Archie Hubbard

Personal information
- Full name: Archibald Hubbard
- Date of birth: 7 February 1883
- Place of birth: Leicester, England
- Date of death: 24 September 1967
- Place of death: Gloucester, England
- Position: Inside forward

Senior career*
- Years: Team / Apps / (Gls)
- Leicester Imperial
- 1901–19xx: Humberstone Victoria
- St Andrews
- Leicester
- 1904–1907: Leicester Fosse
- 1907–1908: Fulham
- 1908–1909: Watford / 50 / (18)
- 1909–1910: Norwich City
- 1910–1912: Grimsby Town
- 1912–1913: Lincoln City
- 1913–19xx: Leicester Imperial

= Archie Hubbard =

English footballer

Archibald Hubbard (7 February 1883 – 1967, alternatively known as Archie Hubbard or Ranji Hubbard) was an English association footballer.
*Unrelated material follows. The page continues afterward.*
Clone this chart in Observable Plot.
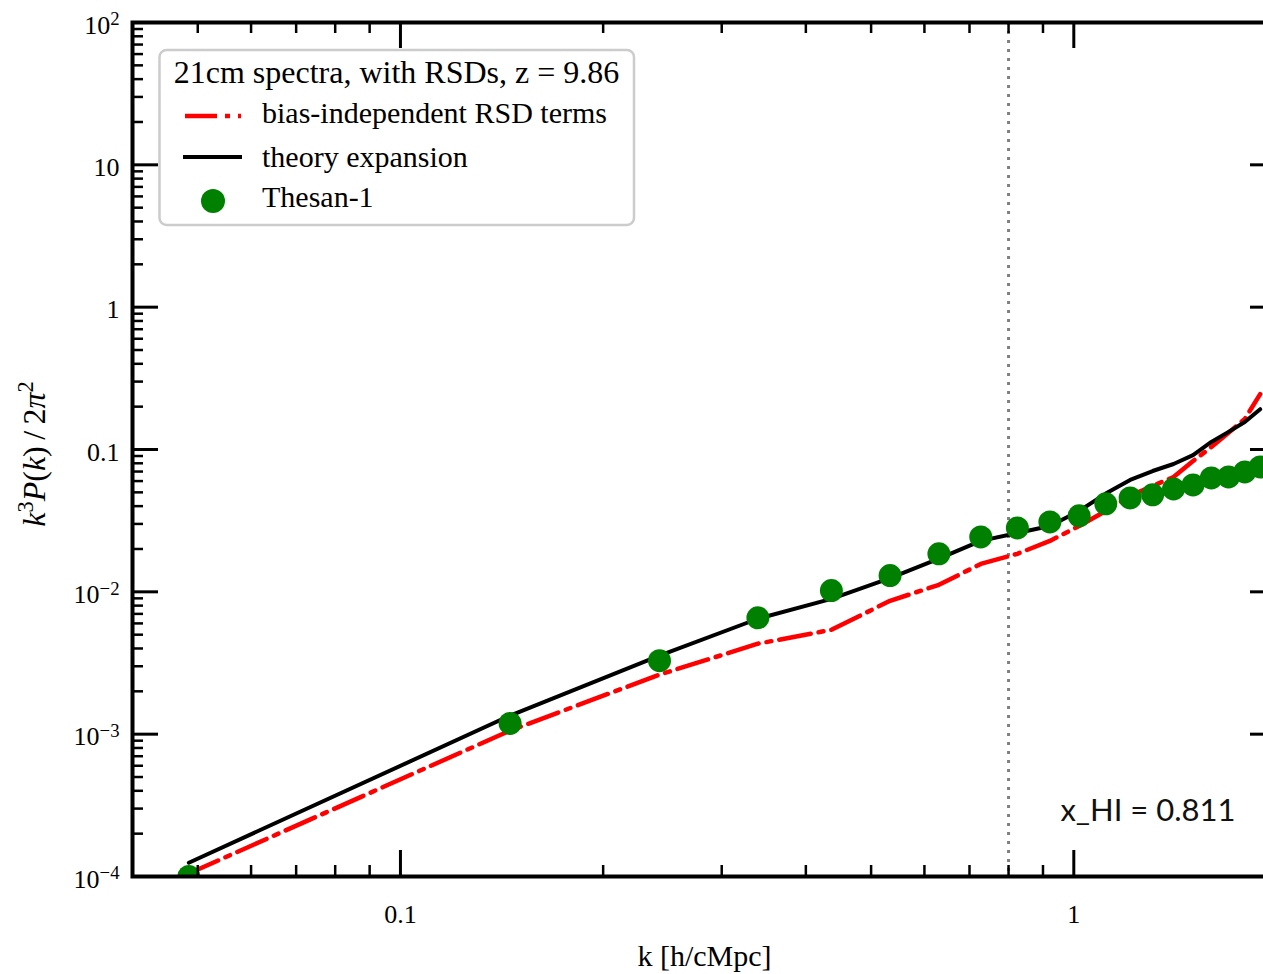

Predominately an inside forward, he was also capable of playing as a winger or a centre forward.

==Career==

Born in Leicester, Hubbard spent much of his early career in the local area with Leicester Imperial, St Andrews and Leicester, and a period at Humberstone Victoria. He joined Football League club Leicester Fosse (now known as Leicester City) as an amateur in March 1904, turning professional at the start of the 1904–05 season. After three years at Leicester, Hubbard moved south, joining 1906–07 Southern League champions Fulham in May 1907, and Watford eight months later. In 1908–08, his only complete season at Watford, Hubbard made the most appearances of any Watford player, and also finished as the top scorer with 16 goals from 42 games.

After leaving Watford in May 1909, Hubbard returned north, firstly with Norwich City, and later Grimsby Town—with whom he won the Midland League—and Lincoln City. He finished his career in his hometown with his former club Leicester Imperial.